Diferentemente das áreas de livre comércio, as uniões aduaneiras implicam decisão política transcendente em busca de um destino comum. O exemplo contemporâneo mais bem sucedido (apesar de recuos como o Brexit) é o da União Europeia. Historicamente, sabemos da importância do Zollverein, na construção da unidade alemã. Mesmo que não vislumbremos, a curto prazo, ir tão longe, todos os que falamos em “Pátria Grande” temos a responsabilidade de zelar pelos instrumentos e mecanismos que a tornem possível.

Não foi um caminho fácil. Ao longo do processo que levou a Ouro Preto, houve a tentação de criar um “Mercosul em duas velocidades”, em que os dois países menores teriam uma participação diferenciada (e, implicitamente, inferior) na construção do Mercosul. Felizmente, a visão política prevaleceu sobre considerações econômicas de curto prazo.

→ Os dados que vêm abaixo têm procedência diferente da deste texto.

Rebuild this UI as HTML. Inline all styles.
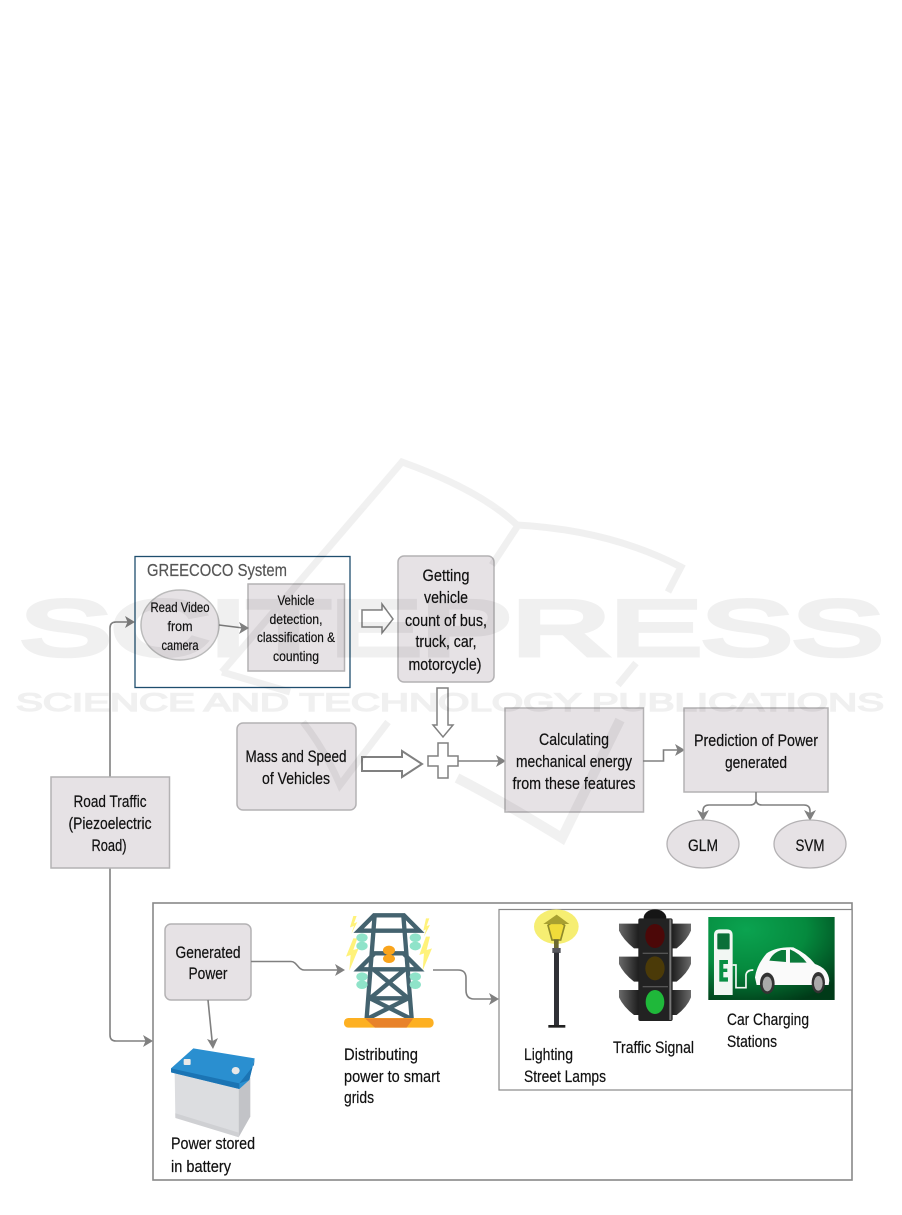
<!DOCTYPE html>
<html><head><meta charset="utf-8"><style>
html,body{margin:0;padding:0;background:#fff}
svg{display:block}
text{font-family:"Liberation Sans",sans-serif;fill:#111;stroke:#111;stroke-width:.2px;font-size:16.500px}
.m{text-anchor:middle}
.s{font-size:14px}
.b{fill:#e6e2e5;stroke:#b4b2b4;stroke-width:1.5}
.c{fill:none;stroke:#808080;stroke-width:1.6}
.a{fill:#808080}
.w{fill:#fff;stroke:#808080;stroke-width:1.5}
</style></head><body>
<svg width="902" height="1215" viewBox="0 0 902 1215" xmlns="http://www.w3.org/2000/svg">
<defs>
<linearGradient id="vl" x1="0" x2="1" y1="0" y2="0"><stop offset="0" stop-color="#6a6a6a"/><stop offset="1" stop-color="#1c1c1c"/></linearGradient>
<linearGradient id="vr" x1="1" x2="0" y1="0" y2="0"><stop offset="0" stop-color="#6a6a6a"/><stop offset="1" stop-color="#1c1c1c"/></linearGradient>
<radialGradient id="g" cx="30%" cy="15%" r="95%"><stop offset="0" stop-color="#0ba350"/><stop offset=".5" stop-color="#058a3e"/><stop offset="1" stop-color="#003a18"/></radialGradient>
</defs>
<rect width="902" height="1215" fill="#fff"/>

<!-- GREECOCO -->
<rect x="135" y="556.500" width="215" height="131" fill="#fff" stroke="#1f4e6e" stroke-width="1.3"/>
<text x="147" y="576" textLength="140" lengthAdjust="spacingAndGlyphs" style="fill:#555;stroke:#555;font-size:17.500px">GREECOCO System</text>
<ellipse cx="180" cy="625" rx="39" ry="35" fill="#e6e2e5" stroke="#bbb" stroke-width="1.5"/>
<text class="m s" x="180" y="612" textLength="59" lengthAdjust="spacingAndGlyphs">Read Video</text>
<text class="m s" x="180" y="631" textLength="25" lengthAdjust="spacingAndGlyphs">from</text>
<text class="m s" x="180" y="650" textLength="37" lengthAdjust="spacingAndGlyphs">camera</text>
<rect class="b" x="248" y="584" width="96.500" height="87"/>
<text class="m s" x="296" y="605" textLength="37" lengthAdjust="spacingAndGlyphs">Vehicle</text>
<text class="m s" x="296" y="624" textLength="53" lengthAdjust="spacingAndGlyphs">detection,</text>
<text class="m s" x="296" y="642" textLength="78" lengthAdjust="spacingAndGlyphs">classification &amp;</text>
<text class="m s" x="296" y="661" textLength="46" lengthAdjust="spacingAndGlyphs">counting</text>
<path class="c" d="M219 625 L243 628"/>
<path class="a" d="M249 628 L239 622 L241.500 628 L239 634Z"/>

<!-- block arrows -->
<path class="w" d="M362 610 H382 V604 L393 619 L382 633 V627 H362Z"/>
<path class="w" d="M437 688 H448 V725 H453 L443 737 L433 725 H437Z"/>
<path class="w" d="M362 757 H402 V751 L422 764 L402 777 V771 H362Z" style="stroke-width:2"/>
<path class="w" d="M438 743 H448 V756 H458 V766 H448 V778 H438 V766 H428 V756 H438Z"/>

<!-- Getting -->
<rect class="b" x="398" y="556" width="96" height="126" rx="6"/>
<text class="m" x="446" y="581" textLength="47" lengthAdjust="spacingAndGlyphs">Getting</text>
<text class="m" x="446" y="603" textLength="44" lengthAdjust="spacingAndGlyphs">vehicle</text>
<text class="m" x="446" y="626" textLength="82" lengthAdjust="spacingAndGlyphs">count of bus,</text>
<text class="m" x="446" y="647" textLength="61" lengthAdjust="spacingAndGlyphs">truck, car,</text>
<text class="m" x="445" y="670" textLength="73" lengthAdjust="spacingAndGlyphs">motorcycle)</text>

<!-- Mass -->
<rect class="b" x="237" y="723" width="119" height="87" rx="6"/>
<text class="m" x="296" y="762" textLength="101" lengthAdjust="spacingAndGlyphs">Mass and Speed</text>
<text class="m" x="296" y="784" textLength="68" lengthAdjust="spacingAndGlyphs">of Vehicles</text>

<!-- Calculating -->
<path class="c" d="M458 761 H500"/>
<path class="a" d="M506 761 L496 755 L498.500 761 L496 767Z"/>
<rect class="b" x="505" y="708" width="138.500" height="104"/>
<text class="m" x="574" y="745" textLength="70" lengthAdjust="spacingAndGlyphs">Calculating</text>
<text class="m" x="574" y="767" textLength="116" lengthAdjust="spacingAndGlyphs">mechanical energy</text>
<text class="m" x="574" y="789" textLength="123" lengthAdjust="spacingAndGlyphs">from these features</text>

<!-- Prediction -->
<path class="c" d="M643 761 H663.500 V750 H680"/>
<path class="a" d="M685 750 L675 744 L677.500 750 L675 756Z"/>
<rect class="b" x="684" y="708" width="144" height="84"/>
<text class="m" x="756" y="746" textLength="124" lengthAdjust="spacingAndGlyphs">Prediction of Power</text>
<text class="m" x="756" y="768" textLength="62" lengthAdjust="spacingAndGlyphs">generated</text>

<path class="c" d="M756 792 V799 Q756 805 750 805 H709 Q703 805 703 811 V816 M756 799 Q756 805 762 805 H804 Q810 805 810 811 V816"/>
<path class="a" d="M703 821 L697 810 L703 813 L709 810Z"/>
<path class="a" d="M810 821 L804 810 L810 813 L816 810Z"/>
<ellipse cx="703" cy="844" rx="36" ry="24" fill="#e6e2e5" stroke="#b4b2b4" stroke-width="1.3"/>
<ellipse cx="810" cy="844" rx="36" ry="24" fill="#e6e2e5" stroke="#b4b2b4" stroke-width="1.3"/>
<text class="m" x="703" y="851" textLength="30" lengthAdjust="spacingAndGlyphs">GLM</text>
<text class="m" x="810" y="851" textLength="29" lengthAdjust="spacingAndGlyphs">SVM</text>

<!-- Road traffic -->
<path class="c" d="M110 777 V628 Q110 622 116 622 H130"/>
<path class="a" d="M135 622 L125 616 L127.500 622 L125 628Z"/>
<path class="c" d="M110 868 V1035 Q110 1041 116 1041 H148"/>
<path class="a" d="M153 1041 L143 1035 L145.500 1041 L143 1047Z"/>
<rect class="b" x="51" y="777" width="118.500" height="91"/>
<text class="m" x="110" y="807" textLength="73" lengthAdjust="spacingAndGlyphs">Road Traffic</text>
<text class="m" x="110" y="829" textLength="83" lengthAdjust="spacingAndGlyphs">(Piezoelectric</text>
<text class="m" x="109" y="851" textLength="35" lengthAdjust="spacingAndGlyphs">Road)</text>

<!-- Bottom containers -->
<rect x="153" y="903" width="699" height="277" fill="#fff" stroke="#888" stroke-width="1.6"/>
<rect x="499" y="909.500" width="353" height="180.500" fill="#fff" stroke="#888" stroke-width="1.2"/>

<rect class="b" x="165" y="924" width="86" height="76" rx="6"/>
<text class="m" x="208" y="958" textLength="65" lengthAdjust="spacingAndGlyphs">Generated</text>
<text class="m" x="208" y="979" textLength="39" lengthAdjust="spacingAndGlyphs">Power</text>
<path class="c" d="M251 961.500 H291 C297 961.500 298 970 304 970 H340"/>
<path class="a" d="M345 970 L335 964 L337.500 970 L335 976Z"/>
<path class="c" d="M208 1000 L212.500 1045"/>
<path class="a" d="M213 1049 L207 1039 L212.500 1041 L218 1038Z"/>
<path class="c" d="M433 970 H458 Q466 970 466 978 V990 Q466 999 474 999 H494"/>
<path class="a" d="M499 999 L489 993 L491.500 999 L489 1005Z"/>

<!-- Tower: zoom coords -->
<g transform="translate(140,890) scale(.3333)">
<path d="M640 78 L630 112 L642 108 L634 132 L652 96 L642 100 L650 78Z" fill="#fff27a"/>
<path d="M640 145 L618 200 L632 195 L628 242 L656 175 L640 180 L652 145Z" fill="#fff27a"/>
<path d="M858 85 L850 122 L858 118 L852 140 L870 105 L860 108 L868 85Z" fill="#fff27a"/>
<path d="M858 140 L838 195 L852 190 L848 242 L876 175 L860 180 L870 140Z" fill="#fff27a"/>
<g fill="none" stroke="#44636f" stroke-width="13">
<path d="M702 76 H792 L838 122 H656Z"/>
<path d="M704 190 H790 L838 238 H656Z"/>
<path d="M704 76 L680 385 M790 76 L815 385"/>
<path d="M702 240 L805 325 L685 385 M793 240 L690 325 L810 385"/>
<path d="M692 325 H805"/>
</g>
<g fill="#8fe3c9">
<ellipse cx="666" cy="143" rx="17" ry="13"/><ellipse cx="666" cy="168" rx="17" ry="13"/>
<ellipse cx="826" cy="143" rx="17" ry="13"/><ellipse cx="826" cy="168" rx="17" ry="13"/>
<ellipse cx="666" cy="260" rx="17" ry="13"/><ellipse cx="666" cy="284" rx="17" ry="13"/>
<ellipse cx="826" cy="260" rx="17" ry="13"/><ellipse cx="826" cy="284" rx="17" ry="13"/>
</g>
<ellipse cx="747" cy="181" rx="18" ry="14" fill="#f9a41c"/><ellipse cx="747" cy="206" rx="18" ry="13" fill="#f9a41c"/>
<rect x="612" y="384" width="269" height="29" rx="13" fill="#fdb022"/>
<path d="M675 385 H820 L800 413 H705Z" fill="#e8822a"/>

<!-- battery -->
<path d="M104 545 L296 597 L296 742 L106 680Z" fill="#dcdde0"/>
<path d="M296 597 L331 562 V680 L296 742Z" fill="#c2c3c7"/>
<path d="M106 670 L296 728 V742 L106 684Z" fill="#cfd0d3"/>
<path d="M93 535 L160 475 L344 505 L328 570 L298 597 L93 547Z" fill="#2a8fd0"/>
<path d="M93 535 L298 580 V597 L93 547Z" fill="#1b74b4"/>
<path d="M298 580 L342 525 L344 505 L328 570Z" fill="#1b74b4"/>
<rect x="131" y="507" width="21" height="18" rx="3" fill="#e8e8e8"/>
<ellipse cx="287" cy="542" rx="12" ry="11" fill="#e8e8e8"/>
</g>

<text x="344" y="1060" textLength="74" lengthAdjust="spacingAndGlyphs">Distributing</text>
<text x="344" y="1082" textLength="96" lengthAdjust="spacingAndGlyphs">power to smart</text>
<text x="344" y="1103" textLength="30" lengthAdjust="spacingAndGlyphs">grids</text>
<text x="171" y="1149" textLength="84" lengthAdjust="spacingAndGlyphs">Power stored</text>
<text x="171" y="1172" textLength="60" lengthAdjust="spacingAndGlyphs">in battery</text>

<!-- icons: zoom coords -->
<g transform="translate(490,890) scale(.3333)">
<!-- lamp -->
<ellipse cx="199" cy="110" rx="67" ry="52" fill="#f6ee72"/>
<path d="M182 100 H216 L224 106 L212 150 H186 L174 106Z" fill="#f0dc3a" stroke="#8f8a2a" stroke-width="5"/>
<path d="M160 102 L200 74 L238 102Z" fill="#a8a030"/>
<rect x="192" y="148" width="14" height="30" fill="#6d6a30"/>
<rect x="187" y="174" width="25" height="15" fill="#55565c"/>
<rect x="192" y="188" width="15" height="218" fill="#2f3036"/>
<rect x="175" y="405" width="51" height="8" fill="#222"/>
<!-- traffic -->
<ellipse cx="495" cy="84" rx="34" ry="26" fill="#151515"/>
<g fill="url(#vl)">
<path d="M387 101 H447 V175 H432 Q400 150 387 122Z"/>
<path d="M387 200 H447 V275 H432 Q400 250 387 222Z"/>
<path d="M387 300 H447 V375 H432 Q400 350 387 322Z"/>
</g>
<g fill="url(#vr)">
<path d="M603 101 H545 V175 H560 Q592 150 603 122Z"/>
<path d="M603 200 H545 V275 H560 Q592 250 603 222Z"/>
<path d="M603 300 H545 V375 H560 Q592 350 603 322Z"/>
</g>
<rect x="445" y="85" width="103" height="308" rx="6" fill="#222"/>
<rect x="538" y="88" width="6" height="302" fill="#777"/>
<rect x="458" y="188" width="76" height="4" fill="#555"/><rect x="458" y="288" width="76" height="4" fill="#555"/>
<ellipse cx="495" cy="138" rx="29" ry="36" fill="#4c0808"/>
<ellipse cx="495" cy="235" rx="29" ry="36" fill="#4b3a08"/>
<ellipse cx="495" cy="336" rx="28" ry="36" fill="#1fb83a"/>
<!-- charging -->
<rect x="655" y="81" width="379" height="249" fill="url(#g)"/>
<path d="M672 315 V135 Q672 118 690 118 H710 Q728 118 728 135 V315Z" fill="#f2f7f3"/>
<rect x="682" y="130" width="37" height="48" rx="3" fill="#0b6f38"/>
<path d="M688 210 H714 V222 H700 V236 H712 V246 H700 V262 H714 V275 H688Z" fill="#0a8f44"/>
<path d="M728 225 H738 V293 H768 V255 Q770 240 790 240" fill="none" stroke="#f2f7f3" stroke-width="5"/>
<path d="M795 262 Q800 225 830 190 Q860 170 910 172 Q950 190 975 222 Q1015 235 1018 272 L1016 285 H800Z" fill="#fafafa"/>
<path d="M838 212 Q848 188 875 180 H888 V216Z M900 178 Q930 190 950 218 H900Z" fill="#0a7a3a"/>
<ellipse cx="832" cy="280" rx="22" ry="32" fill="#333"/><ellipse cx="832" cy="282" rx="14" ry="22" fill="#aaa"/>
<ellipse cx="985" cy="278" rx="20" ry="32" fill="#333"/><ellipse cx="985" cy="280" rx="13" ry="22" fill="#aaa"/>
</g>

<text x="524" y="1060" textLength="49" lengthAdjust="spacingAndGlyphs">Lighting</text>
<text x="524" y="1082" textLength="82" lengthAdjust="spacingAndGlyphs">Street Lamps</text>
<text x="613" y="1053" textLength="81" lengthAdjust="spacingAndGlyphs">Traffic  Signal</text>
<text x="727" y="1025" textLength="82" lengthAdjust="spacingAndGlyphs">Car Charging</text>
<text x="727" y="1047" textLength="50" lengthAdjust="spacingAndGlyphs">Stations</text>

<!-- watermark -->
<g opacity=".055">
<text x="20" y="655" textLength="863" lengthAdjust="spacingAndGlyphs" style="font-size:78px;fill:#000;stroke:#000;stroke-width:5px">SCITEPRESS</text>
<text x="16" y="711" textLength="868" lengthAdjust="spacingAndGlyphs" style="font-size:25px;fill:#000;stroke:#000;stroke-width:1.500px">SCIENCE AND TECHNOLOGY PUBLICATIONS</text>
<g fill="none" stroke="#000" stroke-width="7">
<path d="M222 672 L402 462 Q480 490 517 525 Q610 530 681 567 L668 592"/>
<path d="M517 527 L492 565"/>
<path d="M222 672 L290 692"/>
<path d="M636 663 L618 685"/>
<path d="M388 722 L340 785 Q325 750 303 722"/>
<path d="M620 720 L562 838 Q500 800 457 778" stroke-width="10"/>
</g>
</g>
</svg>
</body></html>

Os fundadores do Mercosul percebiam o alcance amplo da iniciativa. A ideia de que a nova entidade pudesse ser o embrião de uma integração que abraçasse toda a América do Sul, como uma área de paz e cooperação, crescentemente integrada, se refletiu na escolha do nome: Mercado Comum do Sul (e não do Cone Sul, como se costumava dizer). Propostas como a da Area de Livre Comercio Sul-americana (ALCSA), feita pelo presidente brasileiro em uma reunião do Grupo do Rio, em Santiago, em 1993, caminhavam nessa direção, mesmo levando em conta as limitações e dificuldades geradas por visões distintas da maneira como os países deveriam inserir-se no comércio internacional. Alguns jornalistas perceberam o sentido político da proposta e se referiam à ALCSA como uma alternativa à ALCA, a versão de Bill Clinton da Iniciativa Bush, que então se esboçava.

O acordo quadro entre o Mercosul e a CAN, em 2004, lançou as bases comerciais em que repousariaa Comunidade Sul-americana de Nações (CASA), formalmente aprovada em Cuzco eposteriormente rebatizada e fortalecida, como UNASUL. Os avanços em áreas como coordenação política, mediação de conflitos, saúde e defesa, entre outras, foram notáveis. Tais progressos, entretanto, não teriam ocorrido sem o impulso dado pelo Mercosul, indiscutivelmente o “motor” principal da integração sul-americana.

A força do Mercosul decorre, em grande parte, do fato de que ele se apresenta ao mundo como um bloco. Seria muito triste ver o Mercosul retroceder a uma mera área de livre comércio, de menor consistência política. Tal recuo sinalizaria o abandono do grande sonho de uma verdadeira União Sul Americana, impulsionada por seu polo mais dinâmico. Não se constrói uma Pátria Grande com ideias pequenas.


¹ ex-Ministro das Relações Exteriores do Brasil (1993-1994 e 2003-2010) e ex-Ministro da Defesa (2011-2014).